Pochissimi i precedenti di messa in musica della Vita nova. Tra questi una cantata di timbro epico di Ermanno Wolf-Ferrari, un sonetto musicato da Ciro Pinsuti e un delicato omaggio per voce e pianoforte di quel raffinato compositore che fu Mario Castelnuovo - Tedesco, costretto all’esilio dalle leggi razziali del regime fascista.

L’ammirazione per la poesia di Dante, scoperta da adulto grazie anche al trascinante entusiasmo di Roberto Benigni, l’invaghimento per un’opera capace ancora di suscitare una forte commozione, lo stupore di fronte al meraviglioso racconto di un innamoramento, uno stato d’animo che mantiene sempre un’intensità adolescente e che dà la gioia di stare al mondo, tutto questo diventa per lo straordinario e versatile talento di Piovani una dichiarazione d’amore in musica, una magica alchimia in forma di cantata. Il piccolo organico orchestrale esalta la cantabilità dei singoli strumenti (un’incantata arpa e uno struggente flauto traverso tra gli altri); la musica strumentale conduce da una poesia all’altra, proprio come la prosa che nel testo, oltre a dare cadenza di storia alla vicenda, svolge la funzione di raccordo tra i versi; i sonetti sono incastonati nella partitura e affidati alla voce recitante su sfondi musicali fissi o con pause musicali; vengono messi in canto solo i versi in forma di ballata e di canzone e quindi già destinati alla musica; i vocalizzi del soprano traducono in modo suggestivo dapprima i sospiri quindi i lamenti d’amore.

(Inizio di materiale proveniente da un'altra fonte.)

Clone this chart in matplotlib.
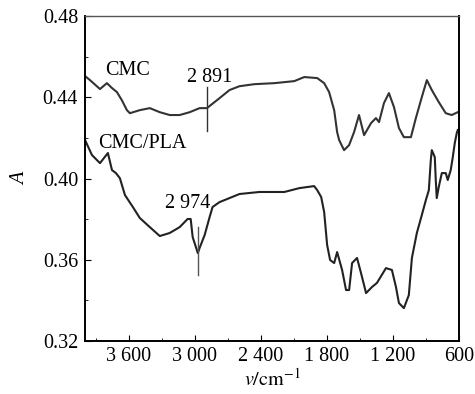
import matplotlib.pyplot as plt

plt.rcParams["font.family"] = ["Liberation Serif", "DejaVu Serif"]
plt.rcParams["mathtext.fontset"] = "stix"

# CMC spectrum (wavenumber cm-1, absorbance)
cmc_v = [4000, 3955, 3864, 3801, 3755, 3710, 3665, 3619, 3592, 3502, 3411, 3320,
         3230, 3139, 3048, 2958, 2891, 2777, 2686, 2595, 2459, 2278, 2097, 2006,
         1888, 1825, 1780, 1734, 1707, 1689, 1644, 1598, 1553, 1508, 1462, 1399,
         1354, 1326, 1281, 1236, 1190, 1145, 1100, 1036, 991, 937, 891, 846,
         783, 719, 665, 610]
cmc_a = [0.4505, 0.4485, 0.4441, 0.4470, 0.4446, 0.4426, 0.4386, 0.4337, 0.4322,
         0.4337, 0.4347, 0.4327, 0.4313, 0.4313, 0.4327, 0.4347, 0.4347, 0.4396,
         0.4436, 0.4455, 0.4465, 0.4470, 0.4480, 0.4500, 0.4495, 0.4470, 0.4426,
         0.4337, 0.4229, 0.4190, 0.4140, 0.4165, 0.4229, 0.4313, 0.4214, 0.4273,
         0.4298, 0.4278, 0.4372, 0.4421, 0.4352, 0.4249, 0.4204, 0.4204, 0.4298,
         0.4401, 0.4485, 0.4436, 0.4377, 0.4322, 0.4313, 0.4327]

# CMC/PLA spectrum
pla_v = [4000, 3937, 3864, 3792, 3755, 3719, 3683, 3637, 3565, 3502, 3411, 3320,
         3230, 3139, 3067, 3039, 3021, 2974, 2958, 2912, 2867, 2840, 2777, 2686,
         2595, 2414, 2187, 2051, 1916, 1888, 1852, 1825, 1798, 1771, 1734, 1707,
         1662, 1626, 1598, 1571, 1526, 1490, 1444, 1390, 1345, 1263, 1209, 1172,
         1145, 1100, 1055, 1027, 982, 937, 900, 873, 855, 846, 819, 810, 801,
         783, 755, 719, 701, 674, 655, 637, 619, 610]
pla_a = [0.4190, 0.4116, 0.4076, 0.4126, 0.4042, 0.4027, 0.4002, 0.3919, 0.3860,
         0.3806, 0.3761, 0.3717, 0.3732, 0.3761, 0.3801, 0.3801, 0.3712, 0.3633,
         0.3658, 0.3722, 0.3810, 0.3860, 0.3884, 0.3904, 0.3924, 0.3934, 0.3934,
         0.3953, 0.3963, 0.3943, 0.3909, 0.3835, 0.3673, 0.3599, 0.3584, 0.3638,
         0.3550, 0.3451, 0.3451, 0.3584, 0.3609, 0.3535, 0.3436, 0.3466, 0.3486,
         0.3559, 0.3550, 0.3466, 0.3387, 0.3362, 0.3426, 0.3609, 0.3732, 0.3820,
         0.3894, 0.3943, 0.4091, 0.4140, 0.4106, 0.3993, 0.3904, 0.3958, 0.4027,
         0.4027, 0.3993, 0.4042, 0.4106, 0.4175, 0.4224, 0.4239]

x_ticks = [3600, 3000, 2400, 1800, 1200, 600]
x_labels = ["3 600", "3 000", "2 400", "1 800", "1 200", "600"]
y_ticks = [0.32, 0.36, 0.40, 0.44, 0.48]

fs = 14.5

fig = plt.figure(figsize=(4.75, 3.94), dpi=100)
ax = fig.add_axes([0.179, 0.1345, 0.787, 0.8245])

ax.plot(cmc_v, cmc_a, color="#333333", linewidth=1.5)
ax.plot(pla_v, pla_a, color="#222222", linewidth=1.5)

# peak markers
ax.plot([2891, 2891], [0.4234, 0.4450], color="#333333", linewidth=1)
ax.plot([2974, 2974], [0.3525, 0.3761], color="#555555", linewidth=1)
ax.text(2867, 0.4500, "2 891", fontsize=fs, ha="center", va="center")
ax.text(3067, 0.3875, "2 974", fontsize=fs, ha="center", va="center")
ax.text(3610, 0.4534, "CMC", fontsize=fs, ha="center", va="center")
ax.text(3483, 0.4175, "CMC/PLA", fontsize=fs, ha="center", va="center")

ax.set_xlim(4000, 600)
ax.set_ylim(0.32, 0.48)
ax.set_xticks(x_ticks)
ax.set_xticklabels(x_labels)
ax.set_xticks([3900, 3300, 2700, 2100, 1500, 900], minor=True)
ax.set_yticks(y_ticks)
ax.set_yticklabels(["%.2f" % t for t in y_ticks])
ax.set_yticks([0.34, 0.38, 0.42, 0.46], minor=True)
ax.tick_params(which="both", direction="in", labelsize=fs)
ax.tick_params(axis="y", pad=5)
ax.tick_params(axis="x", pad=4)
ax.tick_params(which="major", length=4)
ax.tick_params(which="minor", length=2.5)
for side in ["left", "bottom", "right"]:
    ax.spines[side].set_linewidth(1.4)
ax.spines["top"].set_linewidth(1.0)
ax.spines["top"].set_color("#555555")

ax.set_xlabel(r"$v/\mathrm{cm}^{-1}$", fontsize=fs, labelpad=2)
ax.set_ylabel("A", fontsize=fs, style="italic", labelpad=9)

fig.savefig("out.png", dpi=100)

E poi lo stupendo finale con un Requiem sconsolato ma di trattenuta drammaticità, dove la rarefazione sonora conduce a un ultimo suggestivo pianissimo come se non ci fosse approdo al silenzio, solo la voce sempre più lieve di parole e note preziose che restano sospese nell’aria, in perfetta sintonia con le ultime battute del libro che rinuncia a una conclusione per farsi preludio della Commedia.

«Ho scritto questa Cantata — racconta Piovani — con il desiderio di mettere nei pentagrammi di una partitura qualche scheggia della luce che la lettura della Vita nova ha acceso nel mio animo». Piovani ha avvolto di luce le parole di Dante nello splendore della sua musica, ma ha fatto anche di più. Proseguendo nella ricerca avviata fin dal 1990 con la Compagnia della Luna e il sodalizio con quel grande poeta che è stato Vincenzo Cerami, conferma la sua freschezza di innovatore alla ricerca di forme ancora inesplorate dove intrecciare la parola alla musica.

«Sommamente — scriveva Boccaccio nel commosso ritratto del poeta che aveva amato tutta la vita — si dilettò in suoni e canti nella sua giovinezza e a ciascuno che a quei tempi era ottimo cantatore e sonatore fu amico». Se Dante ascoltasse questa Cantata inviterebbe Piovani a far parte di quella brigatella cortese con cui condividere “per incantamento” un sogno di amicizia e la gioia del trovarsi insieme.